Dirayu Pindah ke Belanda, Dwi Curhat ke Habibie

Habibie mewanti-wanti agar Dwi tetap keukeuh mempertahankan prinsip kewarganegaraannya. Jangan sampai mau pindah kewarganegaraan di Belanda. Perkara bekerja untuk perusahaan internasional atau bahkan membantu pemerintah Belanda, itu sah-sah saja. ”Kamu jangan sampai mencabut jati diri dan kewarganegaraan Indonesia-mu,” pesan Habibie.

Wanti-wanti suami almarhumah Ainun Habibie itu menguatkan pesan yang disampaikan orang tua Dwi. Setiap pulang ke Jogja, misalnya saat Lebaran, orang tuanya selalu berpesan supaya Dwi tidak lupa asal muasalnya.

”Memang, di Belanda hujan emas. Tetapi, siapa yang membantu negaramu?” kata Dwi menirukan wejangan orang tuanya.

Pria 28 tahun yang sebentar lagi bergelar profesor itu menyatakan, besarnya tawaran berpaspor Belanda itu muncul karena riset yang dilakukan sangat sensitif. Riset-riset Dwi bersama para guru besar dari Technische Universiteit (TU) Delft selama ini menggarap bidang national security Kementerian Pertahanan Belanda, European Space Agency (ESA), NASA, Japan Aerospace Exploration Agency (JAXA), serta Airbus Defence.

Salah satu riset sensitif yang dia garap adalah teknologi roket untuk militer dan misi luar angkasa. Dwi juga menggarap satelit untuk riset luar angkasa serta pertahanan dan keamanan (hankam). Dia terlibat pula dalam penyempurnaan teknologi pesawat tempur Eurofighter Typhoon generasi anyar milik Airbus Defence.

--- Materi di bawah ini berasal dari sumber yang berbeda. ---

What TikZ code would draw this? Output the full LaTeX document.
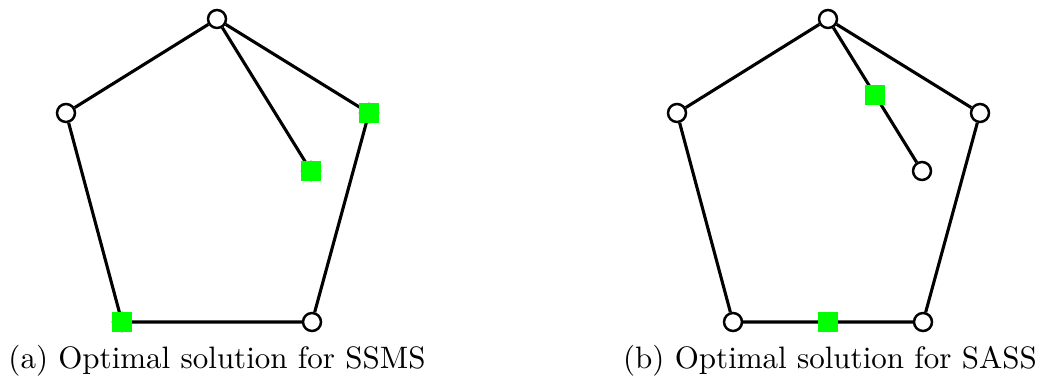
\documentclass[tikz,border=0pt]{standalone}
\usepackage{amsmath}
\usepackage{xcolor}
\usepackage{tikz}
\tikzset{
    vtx/.style={circle, draw, line width=0.8pt, fill=white, inner sep=0pt, minimum size=5.8pt},
    sol/.style={rectangle, fill=green, inner sep=0pt, minimum size=6.3pt},
    edge/.style={line width=1pt}
}

\begin{document}
\begin{tikzpicture}[x=0.3226pt, y=-0.3226pt]
                \useasboundingbox (0,0) rectangle (1041,381);

                % Left: SSMS
                \node[vtx] (a1) at (217,19) {};
                \node[vtx] (a2) at (66,113) {};
                \node[vtx] (a3) at (369,113) {};
                \node[vtx] (a4) at (122,322) {};
                \node[vtx] (a5) at (312,322) {};
                \node[vtx] (a6) at (311,171) {};
                \draw[edge] (a1) -- (a3) -- (a5) -- (a4) -- (a2) -- (a1);
                \draw[edge] (a1) -- (a6);

                % chosen points sit on top of the vertices
                \node[sol] (as1) at (a3) {};
                \node[sol] (as2) at (a6) {};
                \node[sol] (as3) at (a4) {};

                \node[anchor=base] (capa) at (217,368) {(a) Optimal solution for SSMS};

                % Right: SASS
                \node[vtx] (b1) at (828,19) {};
                \node[vtx] (b2) at (677,113) {};
                \node[vtx] (b3) at (980,113) {};
                \node[vtx] (b4) at (733,322) {};
                \node[vtx] (b5) at (923,322) {};
                \node[vtx] (b6) at (922,171) {};
                \draw[edge] (b1) -- (b3) -- (b5) -- (b4) -- (b2) -- (b1);
                \draw[edge] (b1) -- (b6);

                % chosen points in the middle of edges
                \path (b1) -- (b6) node[sol, midway] (bs1) {};
                \path (b4) -- (b5) node[sol, midway] (bs2) {};

                \node[anchor=base] (capb) at (830,368) {(b) Optimal solution for SASS};
            \end{tikzpicture}
\end{document}
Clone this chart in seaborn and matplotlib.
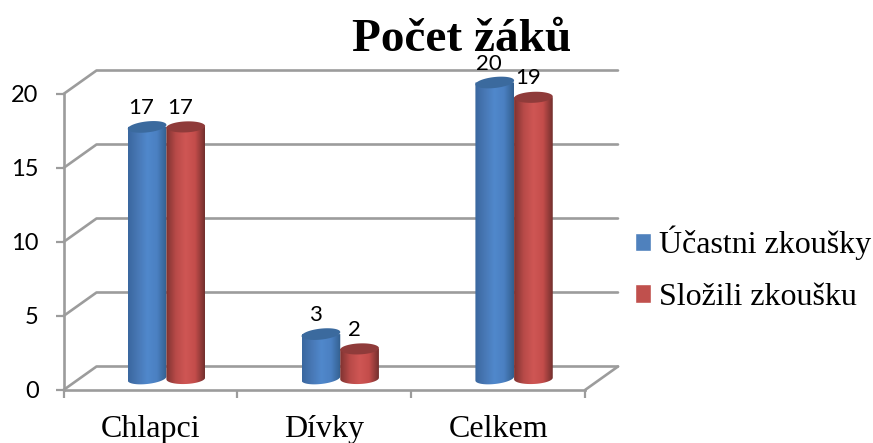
import numpy as np
import pandas as pd
import seaborn as sns
import matplotlib.pyplot as plt
from matplotlib.patches import Patch, Polygon

groups = ['Chlapci', 'Dívky', 'Celkem']
series = ['Účastni zkoušky', 'Složili zkoušku']
ucastni = [17, 3, 20]
slozili = [17, 2, 19]
y_ticks = [0, 5, 10, 15, 20]

W, H = 873, 443
colors = ['#4f81bd', '#c0504d']
cap_colors = ['#3b6a9e', '#8f3b3a']
ramps = [['#3a679f', '#4878b5', '#5088cc', '#4b80c2', '#33608f'],
         ['#7f3331', '#b84a48', '#cf5654', '#c44d4b', '#74302e']]
tilts = [2.0, 0.8]
grey = '#9c9c9c'
serif = 'Liberation Serif'
sans = 'Lato'

sns.set_theme(style='white')
fig = plt.figure(figsize=(W / 100, H / 100), dpi=100)


def px_axes(left, right, bottom, top):
    return fig.add_axes([left / W, 1 - bottom / H, (right - left) / W, (bottom - top) / H])


# front plane, axes and the "3d" walls
ax = px_axes(63.5, 585, 390, 94)
ax.patch.set_alpha(0)
ax.set_xlim(-0.5, 2.5)
ax.set_ylim(0, 20)
sns.despine(ax=ax)
for s in ['left', 'bottom']:
    ax.spines[s].set_color(grey)
    ax.spines[s].set_linewidth(1.9)
ax.set_yticks(y_ticks)
ax.set_xticks([-0.5, 0.5, 1.5, 2.5])
ax.set_xticklabels([])
ax.set_xticks([0, 1, 2], minor=True)
ax.set_xticklabels(groups, minor=True, fontsize=23, family=serif, color='black')
ax.tick_params(axis='x', which='minor', length=0, pad=18)
ax.tick_params(axis='x', which='major', length=6, width=1.6, color=grey, bottom=True)
ax.tick_params(axis='y', length=6, width=1.6, color=grey, left=True, pad=12)
for t in ax.get_yticklabels():
    t.set_fontsize(17)
    t.set_family(sans)
    t.set_color('black')

dx = 33 / (521.5 / 3)
dy = 23.5 / 14.8
for v in y_ticks:
    ax.plot([-0.5, -0.5 + dx, 2.5 + dx], [v, v + dy, v + dy], color=grey, lw=1.9, clip_on=False, zorder=1)
ax.plot([2.5, 2.5 + dx], [0, dy], color=grey, lw=1.9, clip_on=False, zorder=1)

# bars sit halfway into the depth
ppu = 14.8
ax_b = px_axes(79.5, 601, 378.5 + 2 * ppu, 82.5 - 2 * ppu)
ax_b.patch.set_alpha(0)
df = pd.DataFrame({'group': groups * 2,
                   'serie': [series[0]] * 3 + [series[1]] * 3,
                   'value': ucastni + slozili})
sns.barplot(data=df, x='group', y='value', hue='serie', palette=colors, width=0.445, gap=0,
            dodge=True, legend=False, ax=ax_b)
ax_b.set_xlim(-0.5, 2.5)
ax_b.set_ylim(-2, 22)

t = np.linspace(0, 2 * np.pi, 80)
for i, cont in enumerate(ax_b.containers):
    cmap_pos = np.linspace(0, 1, 5)
    rgb = np.array([plt.matplotlib.colors.to_rgb(c) for c in ramps[i]])
    xs = np.linspace(0, 1, 64)
    grad = np.stack([np.interp(xs, cmap_pos, rgb[:, k]) for k in range(3)], axis=-1)[None, :, :]
    for bar in cont:
        bar.set_alpha(0)
        x0, w, h = bar.get_x(), bar.get_width(), bar.get_height()
        cx = x0 + w / 2
        ry = 5.5 / ppu
        tilt = tilts[i] / ppu
        # lower half of the base ellipse, then straight up the sides
        tb = np.linspace(np.pi, 2 * np.pi, 40)
        low = np.c_[cx + w / 2 * np.cos(tb), ry * np.sin(tb) + tilt * np.cos(tb)]
        outline = np.vstack([low, [[x0 + w, h], [x0, h]]])
        clip = Polygon(outline, transform=ax_b.transData)
        im = ax_b.imshow(grad, extent=(x0, x0 + w, -1, h), aspect='auto', zorder=3 + i)
        im.set_clip_path(clip)
        cap = np.c_[cx + w / 2 * np.cos(t), h + ry * np.sin(t) + tilt * np.cos(t)]
        ax_b.add_patch(Polygon(cap, closed=True, fc=cap_colors[i], ec='none', zorder=3 + i))
        ax_b.annotate(f'{h:.0f}', (cx, h), xytext=(-5.5, 13), textcoords='offset pixels',
                      ha='center', va='baseline', fontsize=16, family=sans, color='black',
                      annotation_clip=False, zorder=8)
ax_b.set_xlim(-0.5, 2.5)
ax_b.set_ylim(-2, 22)
ax_b.axis('off')

fig.text(461.5 / W, 1 - 51 / H, 'Počet žáků', ha='center', va='baseline', fontsize=34,
         fontweight='bold', family=serif, color='black')

handles = [Patch(facecolor=c, label=s) for c, s in zip(colors, series)]
leg = fig.legend(handles=handles, loc='upper left', bbox_to_anchor=(635 / W, 1 - 226 / H),
                 frameon=False, prop={'family': serif, 'size': 23},
                 handlelength=0.5, handleheight=0.5, handletextpad=0.25,
                 labelspacing=0.7, borderpad=0, borderaxespad=0)
for txt in leg.get_texts():
    txt.set_color('black')

fig.savefig('out.png', dpi=100)
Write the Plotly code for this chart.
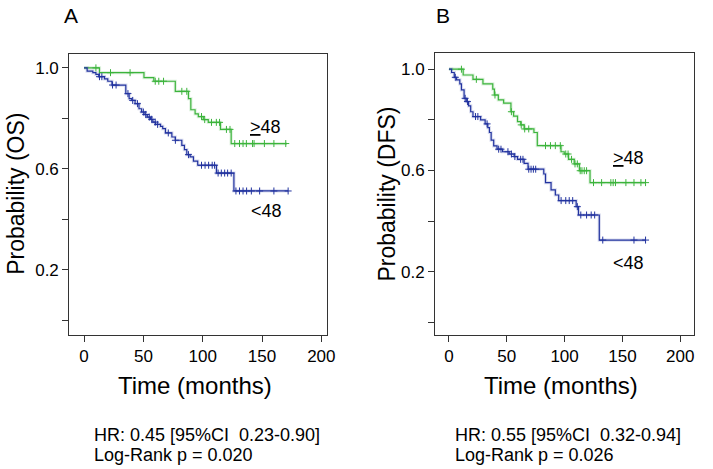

”Riset bidang itu kan sensitif sekali jika digarap orang dari negara lain,” kata ilmuwan muda yang masih betah membujang tersebut.

Kasarannya, potensi untuk menjual hasil riset ke pesaing usaha atau membocorkan pertahanan Belanda ke negara lain sangat memungkinkan. Karena itulah, Dwi berkali-kali ditawari untuk pindah kewarganegaraan Belanda.

Dari riset-riset yang dilakukan, Dwi telah mengantongi tiga paten di bidang spacecraft technology. Sayang, dia terikat kontrak untuk merahasiakan paten tersebut. Dia tidak bisa membeberkan tiga paten itu karena terkait dengan program strategis.

Dia mengaku cukup dilematis saat menolak tawaran pindah kewarganegaraan tersebut. Sebab, biaya kuliah S-2 dan S-3 Dwi di TU Delft dibiayai pemerintah Belanda. Dia tidak ingin dicap sebagai ilmuan yang tidak bisa berterima kasih kepada pihak yang membiayai kuliahnya.